The Centre for Speech Technology Research
University of Edinburgh
Informatics Forum
10 Crichton Street
Edinburgh EH8 9AB
United Kingdom
phone: +44 131 651 1768 (office)
email: user@sms.ed.ac.uk (user = "m.a.berger")
I am a PhD Student in the School of Informatics at the University of Edinburgh, where I am a member of the Institute for Language, Cognition and Computation and the Centre for Speech Technology Research. I have a research background in theoretical linguistics, articulatory and acoustic phonetics and computer animation. My current PhD work incorporates parallel projects in facial modeling and articulation modeling, and development of a platform for automated facial animation called Carnival. My supervisors for the PhD are Hiroshi Shimodaira and Simon King. I am also CTO and Founder of Speech Graphics Ltd, a provider of automated lip-sync solutions for the video game industry.
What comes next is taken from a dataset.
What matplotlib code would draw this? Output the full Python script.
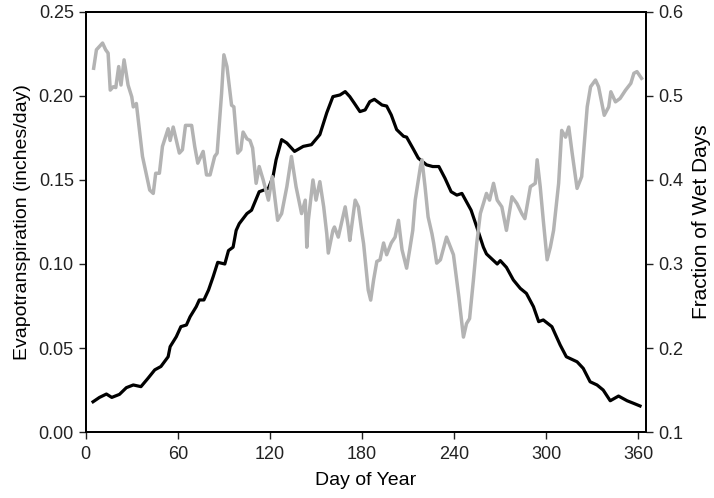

I have worked in visual speech synthesis both in a research lab and as an independent business. It is now the subject of my PhD research. The goal of this research is to automate facial animation synchronized with speech. Facial animation may be automated from audio, text or motion capture input; I am focusing on audio- and text-driven approaches, which require rich modeling of speech. The aim is to obtain high-fidelity 3D output that can be verified by objective measures.
After performing audio analysis on speech input or preprocessing text input, we obtain a representation of speech as a sequence of phonemic segments. Converting this discrete representation into continuous facial motion requires a model of the speech process, in particular coarticulation. Previous approaches follow the coproduction paradigm, in which coarticulation results from the overlap of abstract influence functions. I have developed an alternative behavior model in which phoneme targets are constrained by a general system of muscular dynamics, obviating the need for influence functions. This model also attempts to account for several important natural properties of speech, including tradeoffs between accuracy and energy efficiency, effects of syllable emphasis and syllable structure on phoneme production, aerodynamic objectives, anatagonistic muscle relations, and differences in time scales between articulators.
Accurate facial dynamics alone are insufficient to produce high-quality speech-synchronised animation. Also needed is a good 3D face model on which to execute the motions. A common shortcoming of facial models is that they have good static shape but deformers that are unrealistic or fail to reflect the full array of muscles active in a real person's face during speech. Unrealistic deformation in facial models imposes an upper limit on animation quality because even the most accurate facial dynamics will fail to be visualised realistically. In the current state of the art, facial deformers are still designed manually by artists. I have developed an approach to constructing high-fidelity facial models with the precise shape and deformation patterns of a real speaker's face, utilizing high-resolution 3D capture. I am also interested in reconstructing the deformations caused by multiple muscles activating simultaneously, which involves nonlinear interactions.
Automated facial animation has a large number of applications, including video game development, film animation, and embodied conversational agents. I also hope that this work will contribute to the scientific understanding of speech production.
Writing, languages, philosophy, yoga, meditation, foot reflexology, running.